La instantaneidad entre el escribir y el publicar (la función “enviar” es ya una sola con la del punto y aparte) caracterizaría a la comunicación, mientras que lo literario parece comenzar cuando se abre un intersticio en la instantaneidad, cuando se habilita un tiempo de postergación, tiempo que si termina deviniendo separación entre la escritura y lo literario, podría bien tomar el nombre de proceso de elaboración.
La elaboración puede ser apenas un tiempo para releer, pensar y decidir si el texto está listo para ser publicado, o puede implicar una corrección, una edición, o hasta una re escritura parcial o completa, hasta el extremo de la renuncia a su publicación.
En el espacio mínimo de la postergación, si se entiende como elaboración, puede nacer lo literario, aunque aún nos quedaría diferenciarlo de lo no literario; puesto que no todo texto, por elaborado se vuelve literario.
Sería imposible intentar definir lo literario por sus características formales, debido a su infinita amplitud.
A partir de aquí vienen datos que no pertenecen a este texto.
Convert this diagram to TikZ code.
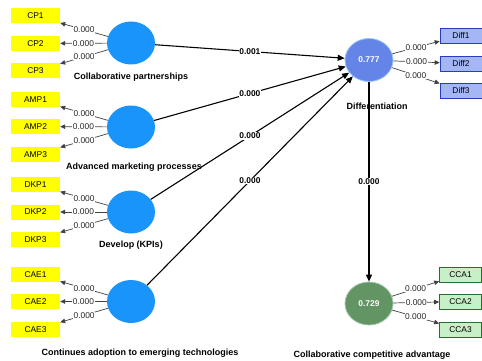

Mucho más razonable sería intentarlo por descarte de lo que no es literario – claro que, en el espacio de la literatura, sobre todo en el más generoso de la novela, todo texto puede ser llamado a desempeñar un papel: hasta un texto científico encuentra lugar como parlamento de un personaje o algo que ha escrito. Hasta un texto como este, ensayístico, sobre los matices que pueden delimitar las zonas de la comunicación y la literatura, puede participar de una obra literaria.
Con lo que obtenemos cierta máxima: todo texto es susceptible de volverse literario si entra en el proceso de elaboración literaria.
Así es que, por ahora, lo literario queda más definido por este proceso al que hemos llamado elaboración, que por alguna característica intrínseca del texto o un modo de lenguaje determinado. La literatura sería más bien un dispositivo de captura y re-localización literaria de textos que una “manera” literaria de escribir.
Retomando entonces el planteo inicial de Abelardo Castillo, podríamos decir que hoy la literatura nace de la comunicación escrita llevada hasta el extremo de una desilusión, una falla, que abre un tiempo de postergación entre el escribir y el publicar, que deviene en un proceso de elaboración, en el que cualquier texto es susceptible de ser acoplado como literario.